Think about all the problems that have been solved by NeXT and Apple. Application packaging, for example? Solved, applications are bundles of files that you can just drag-drop wherever you want to keep them, and they work.
GCHQ Quantum Insert installed. If only our tongues were made of glass, how much more careful we would be when we speak
GnuDE ?
READY.
PRINT ""+-0
I was in a session at Brainshare on the "Novell Linux Desktop", lead by Nat Friedman. Someone asked him about Gnome vs. KDE and his reply was that the only people who bring up this topic seem to be Slashdot posters.
Seriously, he called attention to the fact that Novell is committed to both KDE and GNOME. According to his slide, Novell is now the #1 contributer to both KDE and GNOME. From what I've seen, though, Novell will certainly leverage its purchase of Ximian in every way it can. All of the desktops and kiosks run SUSE with Ximian. All of the demos and new applications have been written on SUSE and Ximian. Finally, projects like iFolder are being built with Mono. Nat also talked a little about freedesktop.org and the worry that KDE and GNOME will become incompatible, something Novell does not want to see occur.
Except that very few programs use GNOME-VFS. The same thing for Bonobo controls.
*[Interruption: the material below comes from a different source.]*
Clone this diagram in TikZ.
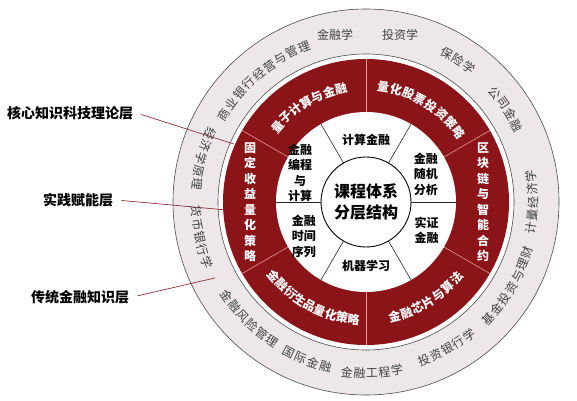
\documentclass[tikz,border=0pt]{standalone}
\usepackage{fontspec}
\setmainfont{Noto Sans CJK SC}
\usetikzlibrary{calc}

\definecolor{ringred}{RGB}{138,20,24}
\definecolor{ringgray}{RGB}{237,231,233}
\definecolor{linered}{RGB}{140,48,58}
\definecolor{splitred}{RGB}{232,150,150}

% one character after another along an arc round (C)
% #1 name, #2 style, #3 radius, #4 middle angle, #5 step, #6 count, #7 characters
\newcommand{\arctext}[7]{%
  \foreach \zi [count=\idx] in {#7} {
    \pgfmathsetmacro{\ang}{#4+(#5)*((#6+1)/2-\idx)}
    \node[#2, rotate=\ang-90*sign(#5)] (#1\idx) at ($(C)+(\ang:#3)$) {\zi};
  }%
}

\begin{document}
\begin{tikzpicture}[x=1pt, y=1pt,
    graytxt/.style={text=black!75, font=\fontsize{12}{12}\selectfont, inner sep=0pt},
    redtxt/.style={text=white, font=\fontsize{12}{12}\selectfont\bfseries, inner sep=0pt},
    redcol/.style={redtxt, align=center, font=\fontsize{12}{15.5}\selectfont\bfseries},
    segtxt/.style={align=center, inner sep=0pt, font=\fontsize{12}{15.5}\selectfont\bfseries},
    layerlabel/.style={font=\fontsize{14}{14}\selectfont\bfseries},
    pointer/.style={draw=linered, line width=0.7pt, shorten <=5pt}]
  \useasboundingbox (0,0) rectangle (577,400);
  \coordinate (C) at (366,198);

  % rings
  \filldraw[fill=ringgray, draw=black!70, line width=0.6pt] (C) circle (193);
  \filldraw[fill=white, draw=black!70, line width=0.6pt] (C) circle (148);
  \fill[ringred] (C) circle (143);
  \fill[white] (C) circle (90);
  \foreach \a in {30,90,...,330}
    \draw[splitred, line width=0.6pt] ($(C)+(\a:90)$) -- ($(C)+(\a:143)$);
  \foreach \a in {0,60,...,300}
    \draw[black!85, line width=0.6pt] ($(C)+(\a:45)$) -- ($(C)+(\a:90)$);

  % layers on the left
  \node[layerlabel] (hx) at (70,287) {核心知识科技理论层};
  \node[layerlabel] (sj) at (78,200) {实践赋能层};
  \node[layerlabel] (ct) at (80,103) {传统金融知识层};
  \coordinate (hxend) at ($(C)+(156.3:144)$);
  \coordinate (sjend) at ($(C)+(183.2:141)$);
  \coordinate (ctend) at ($(C)+(206.7:169)$);
  \draw[pointer] (hx.east) -- (hxend);
  \draw[pointer] (sj.east) -- (sjend);
  \draw[pointer] (ct.east) -- (ctend);

  % centre
  \node[circle, draw, line width=0.9pt, fill=white, minimum size=90pt, inner sep=0pt,
        align=center, font=\fontsize{16}{21}\selectfont\bfseries] (core) at (C) {课程体系\\分层结构};
  \node[segtxt] (jsjr) at ($(C)+(90:62)$) {计算金融};
  \node[segtxt] (sjfx) at ($(C)+(25:66)$) {金融\\随机\\分析};
  \node[segtxt] (szjr) at ($(C)+(-25:67)$) {实证\\金融};
  \node[segtxt] (jqxx) at ($(C)+(-90:64)$) {机器学习};
  \node[segtxt] (sjxl) at ($(C)+(209:71)$) {金融\\时间\\序列};
  \node[segtxt] (bcjs) at ($(C)+(156:72)$) {金融\\编程\\与\\计算};

  % red ring
  \arctext{lz}{redtxt}{116}{121}{6.2}{7}{量,子,计,算,与,金,融}
  \arctext{lh}{redtxt}{116}{59}{6.4}{8}{量,化,股,票,投,资,策,略}
  \arctext{ys}{redtxt}{118}{241.5}{-5.6}{9}{金,融,衍,生,品,量,化,策,略}
  \arctext{xp}{redtxt}{118}{-58}{-6}{7}{金,融,芯,片,与,算,法}
  \node[redcol] (gdsy) at ($(C)+(180:116)$) {固\\定\\收\\益\\量\\化\\策\\略};
  \node[redcol] (qkl) at ($(C)+(0:117)$) {区\\块\\链\\与\\智\\能\\合\\约};

  % gray ring
  \arctext{sy}{graytxt}{167}{130}{4.6}{9}{商,业,银,行,经,营,与,管,理}
  \node[graytxt] (jrx) at (335,365) {金融学};
  \node[graytxt] (tzx) at (400,365) {投资学};
  \arctext{bxx}{graytxt}{169}{57}{4.4}{3}{保,险,学}
  \arctext{gsjr}{graytxt}{169}{33.5}{4.4}{4}{公,司,金,融}
  \arctext{jljj}{graytxt}{167}{0}{-4.4}{5}{计,量,经,济,学}
  \arctext{jjtz}{graytxt}{169}{-30.5}{-4.4}{7}{基,金,投,资,与,理,财}
  \arctext{tzyh}{graytxt}{168}{-61}{-4.4}{5}{投,资,银,行,学}
  \arctext{jrgc}{graytxt}{171}{-88}{-4.2}{5}{金,融,工,程,学}
  \arctext{gjjr}{graytxt}{169}{-110.5}{-4.4}{4}{国,际,金,融}
  \arctext{fxgl}{graytxt}{168}{-135}{-4.4}{6}{金,融,风,险,管,理}
  \arctext{hbyh}{graytxt}{170}{192}{-4.4}{5}{货,币,银,行,学}
  \arctext{jjxy}{graytxt}{170}{165}{-4.4}{5}{经,济,学,原,理}
\end{tikzpicture}
\end{document}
GNOME has them, but the implementations aren't very good, and very few apps use them. Hell, the file selector doesn't even use them!
A deep unwavering belief is a sure sign you're missing something...
KDE recently released some code that allows you to use the IOSlaves from any application. You can use the IOSlaves to mount to the file system, similar to how LUFS can use gnome-vfs to do the same (although they also have their own non-gnome-vfs implementations as well).